What is the issue here, Paddy? It is not my gourmandising, nor the suffering of the President, but her sensitivity to other people's feelings - not the feelings of people with whom she agrees, but the feelings of those with whom she disagrees. Those people in the Bayardo Bar murdered by the IRA squad led by the man whose hand the President shook - how do they feel about the handshake? How would you feel, Paddy, if one improbable day some gunmen blew apart the bistro in Donnybrook where your teenage daughter was having a drink, and she was killed, just as two teenage girls were killed in the Bayardo? How would you feel about your President, without consulting anybody, going over and shaking the killer's hand 20 years later?

Furious row

Here, Paddy: would you say, brilliant? Or would you have other feelings? My money is on the latter. Presidents are paid colossal sums of money for the rest of their lives merely to show regard for feelings which are different to their own. My point is that Mary McAleese does not seem to know how to do this.

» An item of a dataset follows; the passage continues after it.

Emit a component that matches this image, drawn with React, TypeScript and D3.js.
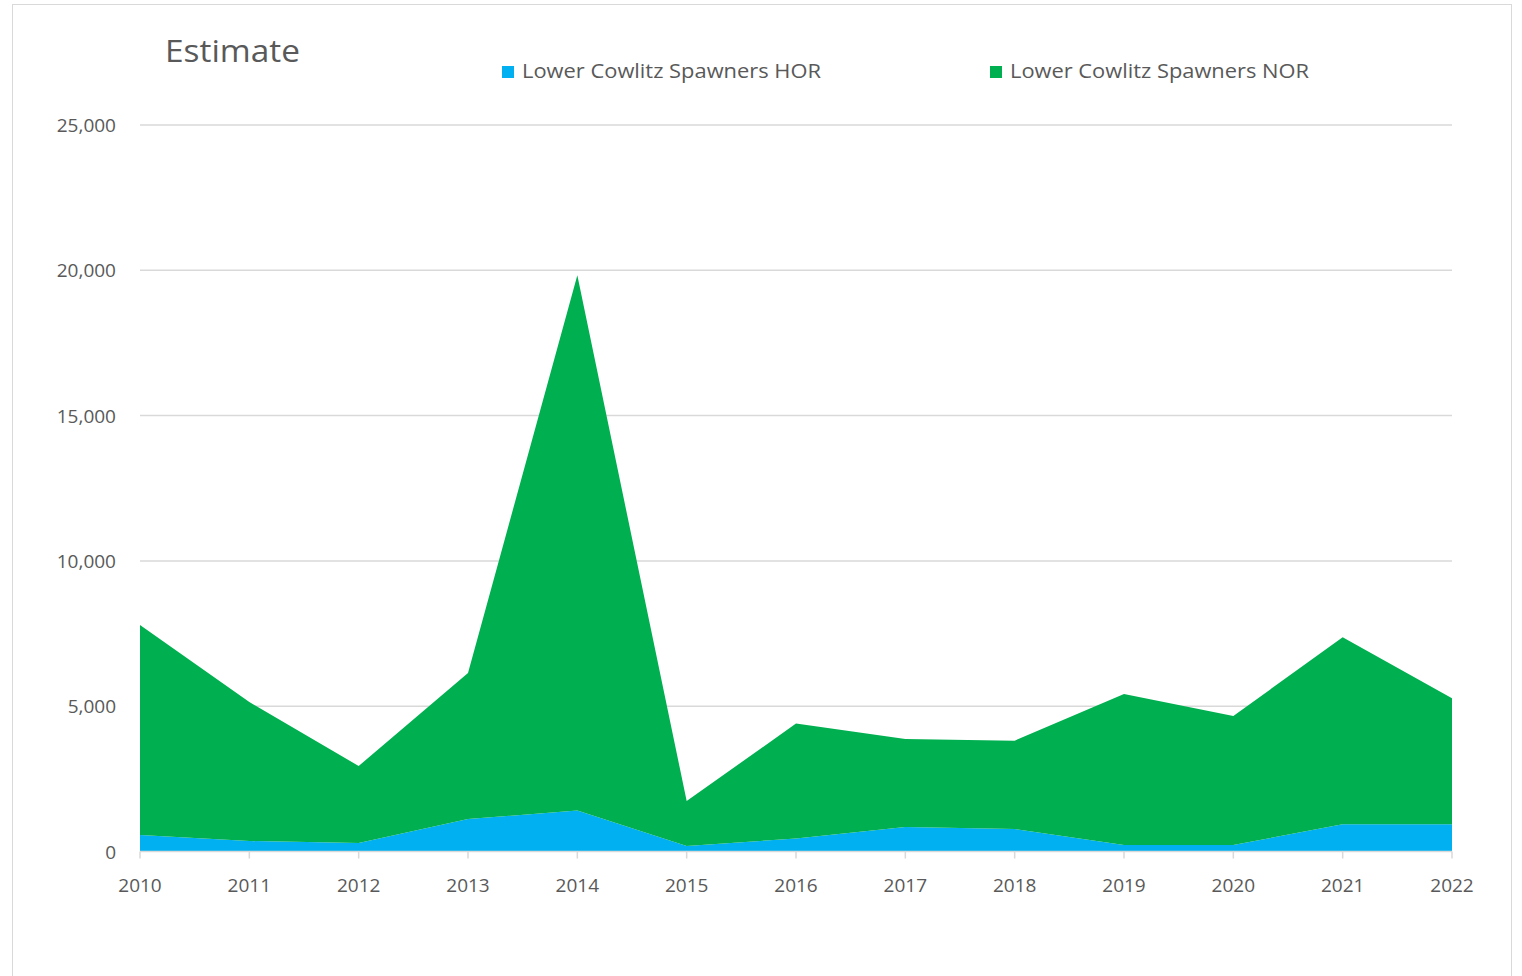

Look at how the two main churches - one of which I was raised in, the other for which I have a high regard - are now in the middle of a furious row because of her much-paraded lack of regard for Catholic teaching. As it happens, my feelings on inter-faith communion are similar to hers. However, many Catholic priests feel sincerely that it is wrong. Are their genuine feelings to be publicly rejected by a President who was not, that I can remember, elected to reform Catholic canon law?

Just think, Paddy: seven more years of this to go. By the way, old fellow, the port stands by you - and be so good as to pass the Stilton, would you? Pip pip.